Quick Read
- 30-year fixed mortgage rates rose to 6.75% as of August 22, 2025.
- Refinance rates for the same term slightly decreased to 6.86%.
- The Federal Reserve is expected to cut rates by 25 basis points in September 2025.
- Buyers face higher borrowing costs, while refinancers may find opportunities to save.
- Experts predict gradual rate easing through 2025 and into 2026.
Mortgage rates in the United States continue to fluctuate as the economy sends mixed signals. As of August 22, 2025, the average 30-year fixed mortgage rate rose to 6.75%, up from 6.67% the previous week. Meanwhile, refinance rates for the same term dropped slightly to 6.86%, offering a glimpse of relief for homeowners looking to refinance their loans.
Current Mortgage Rate Trends
The latest data from Norada Real Estate and Realtor.com reveal a dynamic mortgage landscape. While the 30-year fixed mortgage rate climbed by 8 basis points to 6.75%, the 15-year fixed rate rose modestly to 5.84%. Interestingly, certain adjustable-rate mortgages (ARMs) saw declines, with the 7-year ARM dropping to 7.13%, down 40 basis points.
For government loans, rates showed a mixed picture. FHA 30-year fixed loans decreased by 42 basis points to 5.63%, while VA 30-year fixed loans rose by 22 basis points to 6.35%. These movements highlight the varying market forces influencing mortgage products.
Economic Indicators Shaping Mortgage Rates
The Federal Reserve’s monetary policy remains a key driver of mortgage rate trends. In recent months, the Fed has paused its aggressive rate hikes, signaling a shift from its inflation-combatting stance of 2022-2023. Current economic data, including slowing job growth and persistent inflation, have fueled speculation about a potential 25 basis point rate cut in September 2025.
According to Norada Real Estate, an 89%-91% probability exists for such a rate cut. If enacted, this could lead to a gradual decline in mortgage rates, potentially bringing them below 6% by the end of 2025. However, experts caution that rates are unlikely to return to the historically low levels of 2%-3% seen in the early 2020s.
Impact on Homebuyers and Refinancers
For prospective homebuyers, the rising mortgage rates mean higher monthly payments. For instance, a $300,000 loan at a 6.75% fixed rate results in a monthly principal and interest payment of approximately $1,945, compared to $1,799 at a 6.0% rate. Refinancers, on the other hand, may find opportunities to lower their payments if they currently hold loans with rates exceeding 7%.
An analysis by Realtor.com illustrates the long-term savings potential of locking in rates today. For a median-priced $439,450 home, buyers with a 20% down payment at today’s 6.58% rate would save $103,578 over 30 years compared to purchasing at the October 2023 peak rate of 7.79%.

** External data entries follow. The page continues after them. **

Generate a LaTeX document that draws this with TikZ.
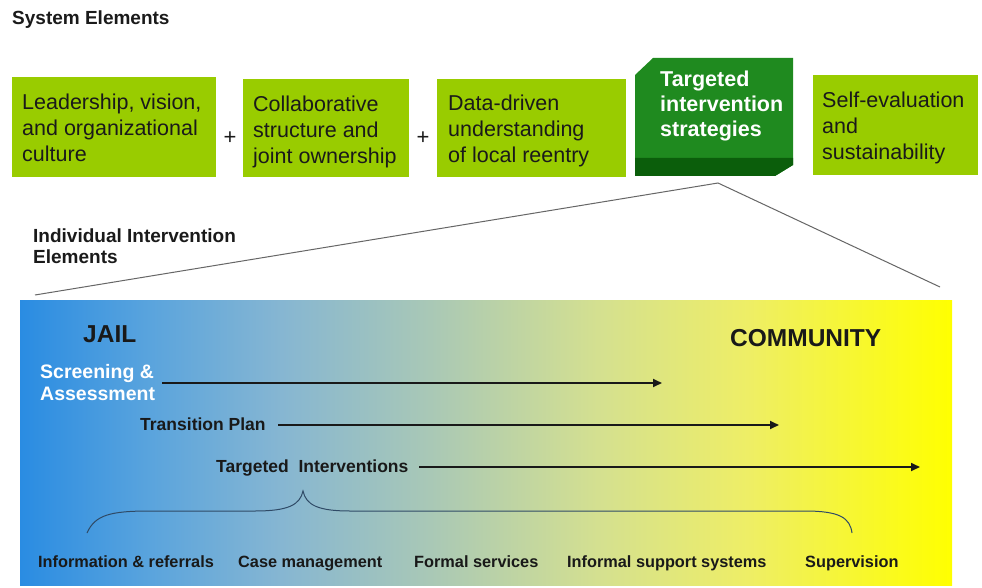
\documentclass[tikz,border=0pt]{standalone}
\usepackage{fontspec}
\setmainfont{Liberation Sans}
\usetikzlibrary{arrows.meta}
\definecolor{lgreen}{HTML}{99CC00}
\definecolor{dgreen}{HTML}{1F8A1F}
\definecolor{dgreenb}{HTML}{0B5E0B}
\definecolor{txtdark}{HTML}{1A1A1A}
\definecolor{bracec}{HTML}{2F4A66}
\definecolor{jb}{HTML}{2A8CE2}
\definecolor{ca}{HTML}{5AA4DD}
\definecolor{cb}{HTML}{86B6D2}
\definecolor{cc}{HTML}{A9C8B6}
\definecolor{cd}{HTML}{D4E090}
\definecolor{ce}{HTML}{EEEE66}
\definecolor{jy}{HTML}{FFFF00}
\pgfdeclarehorizontalshading{jailcom}{100bp}{color(0bp)=(jb); color(25bp)=(jb); color(32bp)=(ca); color(39bp)=(cb); color(47bp)=(cc); color(56bp)=(cd); color(64bp)=(ce); color(75bp)=(jy); color(100bp)=(jy)}
\tikzset{
  gbox/.style={fill=lgreen, draw=none, anchor=north west, inner sep=0, outer sep=0},
  boxtxt/.style={anchor=base west, inner sep=0, text=txtdark, font=\fontsize{21.5}{26}\selectfont},
  wboxtxt/.style={anchor=base west, inner sep=0, text=white, font=\bfseries\fontsize{21.5}{25}\selectfont},
  plus/.style={inner sep=0, text=txtdark, font=\fontsize{22}{26}\selectfont},
  headtxt/.style={anchor=base west, inner sep=0, text=txtdark, font=\bfseries\fontsize{19}{21}\selectfont},
  bigtxt/.style={anchor=base west, inner sep=0, text=black!90, font=\bfseries\fontsize{24.5}{28}\selectfont},
  midtxt/.style={anchor=base west, inner sep=0, text=black!90, font=\bfseries\fontsize{17.5}{21}\selectfont},
  lowtxt/.style={anchor=base west, inner sep=0, text=black!90, font=\bfseries\fontsize{16.3}{19}\selectfont},
  flow/.style={line width=1.7pt, draw=black!90, -{Triangle[length=9pt,width=8pt]}},
  zoomline/.style={line width=1pt, draw=black!60},
}
\begin{document}
\begin{tikzpicture}[x=1pt,y=-1pt]
\useasboundingbox (0,0) rectangle (982,588);
\fill[white] (0,0) rectangle (982,588);

% title
\node[headtxt] (title) at (12,25) {System Elements};

% system element boxes
\node[gbox, minimum width=204pt, minimum height=100pt] (b1) at (12,77) {};
\node[gbox, minimum width=166pt, minimum height=98pt] (b2) at (243,79) {};
\node[gbox, minimum width=189pt, minimum height=98pt] (b3) at (437,79) {};
\node[gbox, minimum width=165pt, minimum height=100pt] (b5) at (813,75) {};

% beveled dark box
\fill[dgreen] (635,75) -- (653,58) -- (793,58) -- (793,165) -- (775,176) -- (635,176) -- cycle;
\fill[dgreenb] (635,158) -- (793,158) -- (793,165) -- (775,176) -- (635,176) -- cycle;
\node[inner sep=0, outer sep=0, minimum width=158pt, minimum height=118pt, anchor=north west] (b4) at (635,58) {};

\node[boxtxt] (t1) at (22,110) {\vtop{\hbox{Leadership, vision,}\hbox{and organizational}\hbox{culture}}};
\node[boxtxt] (t2) at (253,112) {\vtop{\hbox{Collaborative}\hbox{structure and}\hbox{joint ownership}}};
\node[boxtxt] (t3) at (448,111) {\vtop{\hbox{Data-driven}\hbox{understanding}\hbox{of local reentry}}};
\node[wboxtxt] (t4) at (660,87) {\vtop{\hbox{Targeted}\hbox{intervention}\hbox{strategies}}};
\node[boxtxt] (t5) at (822,108) {\vtop{\hbox{Self-evaluation}\hbox{and}\hbox{sustainability}}};

\node[plus] (p1) at (230,138) {+};
\node[plus] (p2) at (423,138) {+};

% individual elements heading
\node[headtxt] (ind) at (33,242) {\vtop{\hbox{Individual Intervention}\hbox{Elements}}};

% gradient panel
\shade[shading=jailcom] (20,300) rectangle (952,585);
\node[inner sep=0, outer sep=0, minimum width=932pt, minimum height=285pt, anchor=north west] (panel) at (20,300) {};

% zoom lines
\coordinate (apex) at (718,183);
\coordinate (zl) at (35,295);
\coordinate (zr) at (940,287);
\draw[zoomline] (zl) -- (apex) -- (zr);

% panel texts
\node[bigtxt] (jail) at (83,342) {JAIL};
\node[bigtxt] (comm) at (730,346) {COMMUNITY};
\node[anchor=base west, inner sep=0, text=white, font=\bfseries\fontsize{19.5}{22}\selectfont] (screen) at (40,378) {\vtop{\hbox{Screening \&}\hbox{Assessment}}};
\node[midtxt] (trans) at (140,430) {Transition Plan};
\node[midtxt] (targ) at (216,472) {Targeted\ \ Interventions};

\coordinate (s0) at (162,383);
\coordinate (s1) at (662,383);
\coordinate (r0) at (278,425);
\coordinate (r1) at (779,425);
\coordinate (g0) at (419,467);
\coordinate (g1) at (920,467);
\draw[flow] (s0) -- (s1);
\draw[flow] (r0) -- (r1);
\draw[flow] (g0) -- (g1);

% brace
\draw[bracec, line width=1pt] (87,533) .. controls (95,515) and (110,511) .. (150,511) -- (255,511) .. controls (288,511) and (300,505) .. (303,491) .. controls (306,505) and (318,511) .. (350,511) -- (805,511) .. controls (840,511) and (850,518) .. (852,533);

% bottom labels
\node[lowtxt] (l1) at (38,567) {Information \& referrals};
\node[lowtxt] (l2) at (238,567) {Case management};
\node[lowtxt] (l3) at (414,567) {Formal services};
\node[lowtxt] (l4) at (567,567) {Informal support systems};
\node[lowtxt] (l5) at (805,567) {Supervision};
\end{tikzpicture}
\end{document}
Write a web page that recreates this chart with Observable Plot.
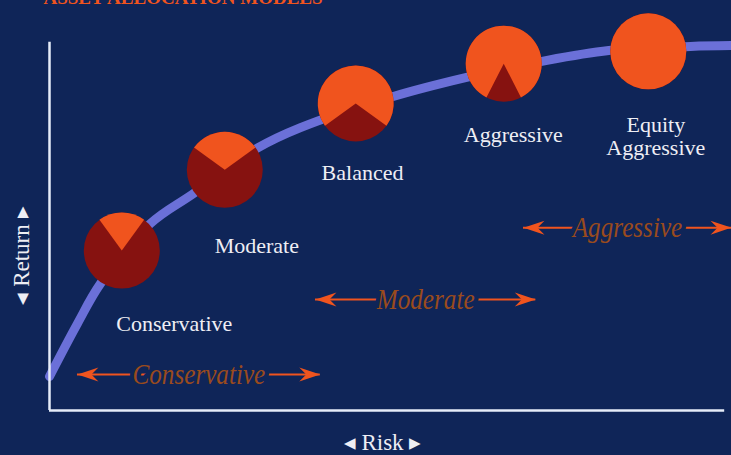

Forecasts for the Mortgage Market
Industry forecasts suggest a cautious but optimistic outlook for the mortgage market. The National Association of REALTORS® predicts rates will end 2025 at around 6.4%, with further easing to 6.1% in 2026. Similarly, Fannie Mae anticipates rates of 6.5% this year, moderating to 6.1% next year.
However, the Mortgage Bankers Association offers a slightly more conservative view, projecting rates to hover around 6.7% in 2025 and 6.3% in 2026. These projections underscore the influence of inflation trends and Federal Reserve policy on mortgage affordability.
Strategic Insights for Borrowers
Borrowers are advised to closely monitor economic indicators and Federal Reserve announcements. For homebuyers, comparing fixed and adjustable-rate options can yield cost-effective solutions. Refinancers should evaluate their current loan terms against prevailing rates to determine potential savings.
Experts from Norada Real Estate suggest focusing on real estate investments that provide stable returns amid rising borrowing costs. Turnkey rental properties, for example, can offer steady cash flow and hedge against market volatility.
In conclusion, the mortgage market remains in flux, shaped by economic uncertainties and Federal Reserve policies. While current rates pose challenges for buyers, strategic planning and timely decisions can help borrowers navigate this complex landscape.